Le indagini dimostreranno che l'omicidio fu deciso con la diretta approvazione dei vertici di Cosa nostra, in primis da Nino Madonia e da Antonio Rinzivillo, esponente di spicco della cosca mafiosa gelese, con la volontà di dare un segnale chiaro che non sarebbe stato tollerato nessun altro gesto di dissenso contro il racket.
Sia gli esecutori materiali che i mandanti dell’omicidio, dodici persone, tutte appartenenti a Cosa nostra, sono state condannate a pesanti pene.

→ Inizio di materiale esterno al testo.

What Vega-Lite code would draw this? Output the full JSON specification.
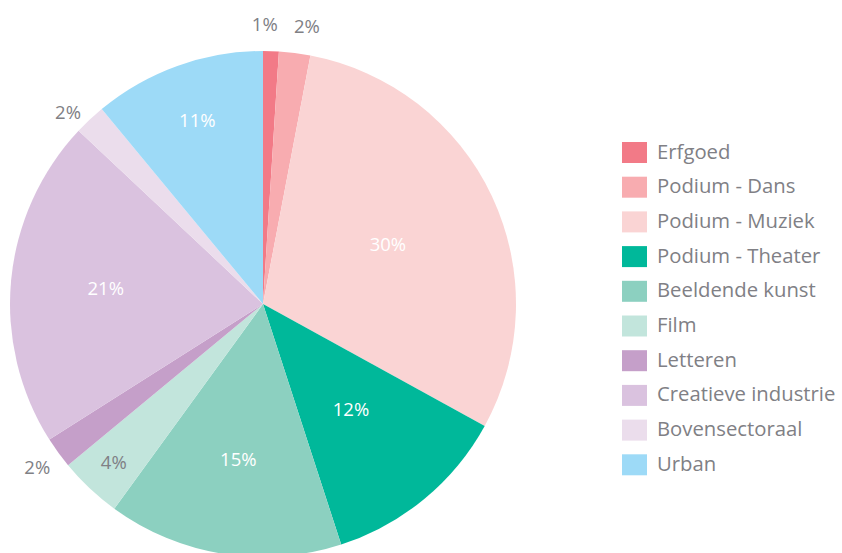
{
  "$schema": "https://vega.github.io/schema/vega-lite/v6.json",
  "width": 526,
  "height": 608,
  "autosize": {"type": "none"},
  "padding": {"left": 0, "top": 0, "right": 316, "bottom": 0},
  "background": "white",
  "config": {"view": {"stroke": null}, "font": "Open Sans"},
  "data": {"values": [
    {"idx": 1, "cat": "Erfgoed", "v": 1, "label": "1%"},
    {"idx": 2, "cat": "Podium - Dans", "v": 2, "label": "2%"},
    {"idx": 3, "cat": "Podium - Muziek", "v": 30, "label": "30%"},
    {"idx": 4, "cat": "Podium - Theater", "v": 12, "label": "12%"},
    {"idx": 5, "cat": "Beeldende kunst", "v": 15, "label": "15%"},
    {"idx": 6, "cat": "Film", "v": 4, "label": "4%"},
    {"idx": 7, "cat": "Letteren", "v": 2, "label": "2%"},
    {"idx": 8, "cat": "Creatieve industrie", "v": 21, "label": "21%"},
    {"idx": 9, "cat": "Bovensectoraal", "v": 2, "label": "2%"},
    {"idx": 10, "cat": "Urban", "v": 11, "label": "11%"}
  ]},
  "encoding": {
    "theta": {"field": "v", "type": "quantitative", "stack": true},
    "order": {"field": "idx", "type": "quantitative"}
  },
  "layer": [
    {
      "mark": {"type": "arc", "outerRadius": 253},
      "encoding": {
        "color": {
          "field": "cat", "type": "nominal",
          "scale": {
            "domain": ["Erfgoed", "Podium - Dans", "Podium - Muziek", "Podium - Theater", "Beeldende kunst", "Film", "Letteren", "Creatieve industrie", "Bovensectoraal", "Urban"],
            "range": ["#F27A87", "#F8ACB0", "#FAD4D4", "#00B89A", "#8CD0C0", "#C2E5DC", "#C59FC9", "#DAC2DF", "#EBDDEC", "#9DDAF7"]
          },
          "legend": {
            "title": null,
            "orient": "none",
            "legendX": 622,
            "legendY": 140,
            "symbolType": "M-1,-0.84H1V0.84H-1Z",
            "symbolSize": 625,
            "symbolStrokeWidth": 0,
            "symbolOpacity": 1,
            "labelFontSize": 20.3,
            "labelColor": "#808085",
            "labelFont": "Open Sans",
            "labelOffset": 10,
            "rowPadding": 11.7,
            "labelLimit": 300
          }
        }
      }
    },
    {
      "mark": {"type": "text", "radius": 138, "fontSize": 18.5, "fill": "white"},
      "encoding": {
        "text": {"field": "label", "type": "nominal"},
        "opacity": {"condition": {"test": "datum.cat == 'Podium - Muziek' || datum.cat == 'Podium - Theater'", "value": 1}, "value": 0}
      }
    },
    {
      "mark": {"type": "text", "radius": 158, "fontSize": 18.5, "fill": "white"},
      "encoding": {
        "text": {"field": "label", "type": "nominal"},
        "opacity": {"condition": {"test": "datum.cat == 'Beeldende kunst' || datum.cat == 'Creatieve industrie'", "value": 1}, "value": 0}
      }
    },
    {
      "mark": {"type": "text", "radius": 194, "fontSize": 18.5, "fill": "white"},
      "encoding": {
        "text": {"field": "label", "type": "nominal"},
        "opacity": {"condition": {"test": "datum.cat == 'Urban'", "value": 1}, "value": 0}
      }
    },
    {
      "mark": {"type": "text", "radius": 218, "fontSize": 18.5, "fill": "#808085"},
      "encoding": {
        "text": {"field": "label", "type": "nominal"},
        "opacity": {"condition": {"test": "datum.cat == 'Film'", "value": 1}, "value": 0}
      }
    },
    {
      "mark": {"type": "text", "radius": 279, "fontSize": 18.5, "fill": "#808085"},
      "encoding": {
        "text": {"field": "label", "type": "nominal"},
        "opacity": {"condition": {"test": "datum.cat == 'Letteren'", "value": 1}, "value": 0}
      }
    },
    {
      "mark": {"type": "text", "radius": 279, "fontSize": 18.5, "fill": "#808085", "dx": -4, "dy": 12},
      "encoding": {
        "text": {"field": "label", "type": "nominal"},
        "opacity": {"condition": {"test": "datum.cat == 'Bovensectoraal'", "value": 1}, "value": 0}
      }
    },
    {
      "mark": {"type": "text", "radius": 279, "fontSize": 18.5, "fill": "#808085", "dx": -7},
      "encoding": {
        "text": {"field": "label", "type": "nominal"},
        "opacity": {"condition": {"test": "datum.cat == 'Erfgoed'", "value": 1}, "value": 0}
      }
    },
    {
      "mark": {"type": "text", "radius": 279, "fontSize": 18.5, "fill": "#808085", "dx": 9},
      "encoding": {
        "text": {"field": "label", "type": "nominal"},
        "opacity": {"condition": {"test": "datum.cat == 'Podium - Dans'", "value": 1}, "value": 0}
      }
    }
  ]
}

I provvedimenti sono stati emessi al termine di una lunga indagine, corroborata anche dalle dichiarazioni di alcuni collaboratori di giustizia, che ha consentito di fare luce su alcuni delitti avvenuti durante la guerra di mafia che si svolse in provincia di Caltanissetta negli anni Novanta tra le famiglie nissene e quelle della Stidda, egemone nell'area di Gela. L’omicidio di Francesco fu l’unica cosa condivisa dalle cosche in guerra fra loro: uniti per voler dare un segnale chiaro a quanti volessero denunciare.

Memoria viva

Nel 2003 il Viminale riconosce a Francesco lo status di vittima di mafia.
La famiglia di Francesco, in particolare sua figlia Franca, si è sempre battuta per far emergere la verità ed è costantemente impegnata per tenere viva la sua memoria, soprattutto con i ragazzi delle scuole.